Is any of this a violation of antitrust laws? I'm no lawyer, but it looks to me just like smart and aggressive business. The Department of Justice is examining the two deals, though, so they may have a different opinion, but I'll bet not.
Then there is this week's announcement with Marimba. This is VERY interesting, because it gives an insight not only to how Microsoft does business, but also shows where Microsoft's entire business model is headed.
Microsoft and Marimba announced that they had co-developed a new formatting scheme that allows software to be automatically updated over the Internet. Called the Open Software Description (OSD), this proposed standard has been submitted for consideration by the World Wide Web Consortium.
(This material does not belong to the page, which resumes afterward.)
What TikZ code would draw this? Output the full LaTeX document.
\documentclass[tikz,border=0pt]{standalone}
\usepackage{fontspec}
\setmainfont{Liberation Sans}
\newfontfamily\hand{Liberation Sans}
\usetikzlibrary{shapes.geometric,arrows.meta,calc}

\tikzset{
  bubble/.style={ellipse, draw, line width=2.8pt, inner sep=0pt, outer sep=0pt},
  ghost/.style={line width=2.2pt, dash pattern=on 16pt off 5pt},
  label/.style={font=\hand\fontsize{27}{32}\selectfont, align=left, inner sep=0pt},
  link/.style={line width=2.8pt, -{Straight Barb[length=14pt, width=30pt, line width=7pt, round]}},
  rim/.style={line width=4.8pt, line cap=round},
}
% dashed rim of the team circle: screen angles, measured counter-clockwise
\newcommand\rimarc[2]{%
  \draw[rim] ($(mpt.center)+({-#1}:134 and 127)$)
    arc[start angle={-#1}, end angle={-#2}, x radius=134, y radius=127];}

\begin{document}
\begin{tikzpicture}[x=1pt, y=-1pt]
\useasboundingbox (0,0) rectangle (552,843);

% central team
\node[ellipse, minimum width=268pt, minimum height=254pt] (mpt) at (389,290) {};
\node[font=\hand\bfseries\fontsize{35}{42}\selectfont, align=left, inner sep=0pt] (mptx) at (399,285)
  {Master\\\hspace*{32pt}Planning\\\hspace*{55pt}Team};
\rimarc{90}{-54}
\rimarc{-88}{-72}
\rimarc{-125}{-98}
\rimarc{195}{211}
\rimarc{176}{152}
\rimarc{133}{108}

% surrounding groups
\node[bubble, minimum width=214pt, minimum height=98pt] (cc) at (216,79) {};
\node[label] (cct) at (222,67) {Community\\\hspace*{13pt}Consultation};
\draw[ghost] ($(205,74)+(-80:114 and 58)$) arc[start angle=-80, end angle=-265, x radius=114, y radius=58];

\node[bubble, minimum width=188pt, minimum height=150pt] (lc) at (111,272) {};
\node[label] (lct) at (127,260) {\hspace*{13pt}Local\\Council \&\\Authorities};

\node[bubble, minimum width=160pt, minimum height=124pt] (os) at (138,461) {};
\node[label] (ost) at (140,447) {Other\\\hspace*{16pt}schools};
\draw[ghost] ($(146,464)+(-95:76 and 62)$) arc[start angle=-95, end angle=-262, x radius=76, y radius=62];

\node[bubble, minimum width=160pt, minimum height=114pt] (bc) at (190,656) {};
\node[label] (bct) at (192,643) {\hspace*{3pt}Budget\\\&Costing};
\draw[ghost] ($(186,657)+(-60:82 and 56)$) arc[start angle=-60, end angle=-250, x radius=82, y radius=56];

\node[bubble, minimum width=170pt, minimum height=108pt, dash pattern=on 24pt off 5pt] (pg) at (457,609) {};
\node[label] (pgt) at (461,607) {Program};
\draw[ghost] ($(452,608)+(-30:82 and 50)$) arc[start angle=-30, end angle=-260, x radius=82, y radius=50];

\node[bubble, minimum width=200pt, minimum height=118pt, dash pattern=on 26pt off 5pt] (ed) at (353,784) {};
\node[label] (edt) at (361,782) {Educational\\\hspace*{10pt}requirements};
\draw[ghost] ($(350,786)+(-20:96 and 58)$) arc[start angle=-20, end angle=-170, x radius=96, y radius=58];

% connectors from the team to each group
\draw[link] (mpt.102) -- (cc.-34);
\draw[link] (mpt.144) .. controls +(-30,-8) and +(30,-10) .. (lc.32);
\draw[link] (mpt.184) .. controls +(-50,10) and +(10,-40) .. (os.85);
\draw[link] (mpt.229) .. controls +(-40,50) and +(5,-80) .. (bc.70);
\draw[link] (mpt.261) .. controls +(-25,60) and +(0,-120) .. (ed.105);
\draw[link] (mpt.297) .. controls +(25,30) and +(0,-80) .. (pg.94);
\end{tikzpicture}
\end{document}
Did Microsoft really need Marimba's help to invent OSD? No. Microsoft has the brains and bandwidth to invent OSD all by itself. Moreover, Microsoft has the market clout to make OSD the de facto standard whether or not Marimba helped out. Marimba's current technology doesn't even extend to distributing most of the data types used in Microsoft products, so this is not at all a matter of Microsoft using Marimba's Castanet to distribute software updates.
Marimba's presence was required to make it clear that OSD is intended to support Internet "push" technologies (Marimba is the leading push vendor), and to show the US Federal Trade Commission and the US Department of Justice that Microsoft is a team player rather than a monopoly. Don't be surprised, either, if Microsoft makes an investment in Marimba in much the same way it invested in Progressive.
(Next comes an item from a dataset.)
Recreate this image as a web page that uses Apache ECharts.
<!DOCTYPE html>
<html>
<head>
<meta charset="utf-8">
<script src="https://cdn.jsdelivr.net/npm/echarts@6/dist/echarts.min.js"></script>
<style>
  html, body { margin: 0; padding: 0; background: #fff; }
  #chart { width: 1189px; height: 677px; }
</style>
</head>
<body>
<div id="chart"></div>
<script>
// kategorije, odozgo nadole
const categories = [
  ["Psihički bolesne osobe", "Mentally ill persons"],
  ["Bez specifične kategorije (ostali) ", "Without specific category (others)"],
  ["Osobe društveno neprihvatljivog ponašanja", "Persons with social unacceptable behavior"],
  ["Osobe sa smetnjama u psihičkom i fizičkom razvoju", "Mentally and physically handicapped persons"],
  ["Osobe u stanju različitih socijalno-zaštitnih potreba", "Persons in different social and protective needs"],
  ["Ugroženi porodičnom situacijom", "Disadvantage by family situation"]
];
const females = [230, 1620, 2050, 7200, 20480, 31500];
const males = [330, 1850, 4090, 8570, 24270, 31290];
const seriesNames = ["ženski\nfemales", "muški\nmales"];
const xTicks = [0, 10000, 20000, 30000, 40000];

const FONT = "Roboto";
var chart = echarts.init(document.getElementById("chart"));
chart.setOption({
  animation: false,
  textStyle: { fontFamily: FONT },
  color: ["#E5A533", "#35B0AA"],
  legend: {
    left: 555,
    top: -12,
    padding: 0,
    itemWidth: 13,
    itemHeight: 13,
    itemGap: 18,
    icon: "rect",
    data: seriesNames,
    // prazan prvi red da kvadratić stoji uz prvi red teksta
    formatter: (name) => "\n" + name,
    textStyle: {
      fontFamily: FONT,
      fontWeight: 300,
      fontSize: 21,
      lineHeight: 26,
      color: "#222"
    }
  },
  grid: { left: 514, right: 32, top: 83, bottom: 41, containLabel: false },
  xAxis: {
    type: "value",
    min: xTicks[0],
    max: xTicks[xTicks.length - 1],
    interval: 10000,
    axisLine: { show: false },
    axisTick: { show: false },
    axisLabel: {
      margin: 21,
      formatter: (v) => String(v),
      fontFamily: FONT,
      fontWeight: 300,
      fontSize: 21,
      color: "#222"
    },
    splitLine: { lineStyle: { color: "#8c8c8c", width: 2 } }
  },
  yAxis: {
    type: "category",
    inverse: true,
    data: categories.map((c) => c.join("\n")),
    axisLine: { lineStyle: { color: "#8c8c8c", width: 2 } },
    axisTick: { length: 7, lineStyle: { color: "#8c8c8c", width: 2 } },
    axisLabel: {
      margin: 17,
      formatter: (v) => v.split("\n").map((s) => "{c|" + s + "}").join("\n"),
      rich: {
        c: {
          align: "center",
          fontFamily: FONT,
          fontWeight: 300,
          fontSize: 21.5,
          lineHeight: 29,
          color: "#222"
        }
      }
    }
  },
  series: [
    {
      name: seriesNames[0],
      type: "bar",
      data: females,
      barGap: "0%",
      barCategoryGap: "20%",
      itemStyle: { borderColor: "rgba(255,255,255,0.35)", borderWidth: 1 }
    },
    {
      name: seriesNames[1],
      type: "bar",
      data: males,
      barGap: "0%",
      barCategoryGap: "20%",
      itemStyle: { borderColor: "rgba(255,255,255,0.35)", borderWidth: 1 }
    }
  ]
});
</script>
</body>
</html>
What will OSD mean for you and me? It will both change the way we buy and maintain software, and take away forever any sense of residual innocence we have. OSD will allow Microsoft, or any vendor of OSD-compatible software, to send out over the Internet an upgrade and load it into your computer, without you even knowing it has happened. The good news is you'll always have the latest version and bugs should be fixed almost instantly. With this new capability there's no reason for vendors to delay product launches to get every last bug worked out. They also won't have to make each new version as significantly different as is required today, so there can be lots of thoughtful revisions over time.
The bad news is we'll no longer own our software. The truth is we haven't really owned our software for a long time, maybe ever. The license agreements we never read just give us the right to USE the software, and then only on one or two computers. OSD changes that right of usage from something that's bought to something that's rented. Microsoft wants to make its income more deterministic, more predictable, so they want to move to a renting or leasing model. OSD allows them to do that, but at the risk of allowing vendors to mess with innards of our computers.
OSD kills software retailers because Microsoft and the others will rent directly over the Net. Killing retailers will allow the publisher to take some of that profit margin to support higher earnings while simultaneously lowering end-user prices to encourage market growth. Everybody wins but Egghead, CompUSA and their traditional competitors. I guess those outfits didn't keep up with the lingo.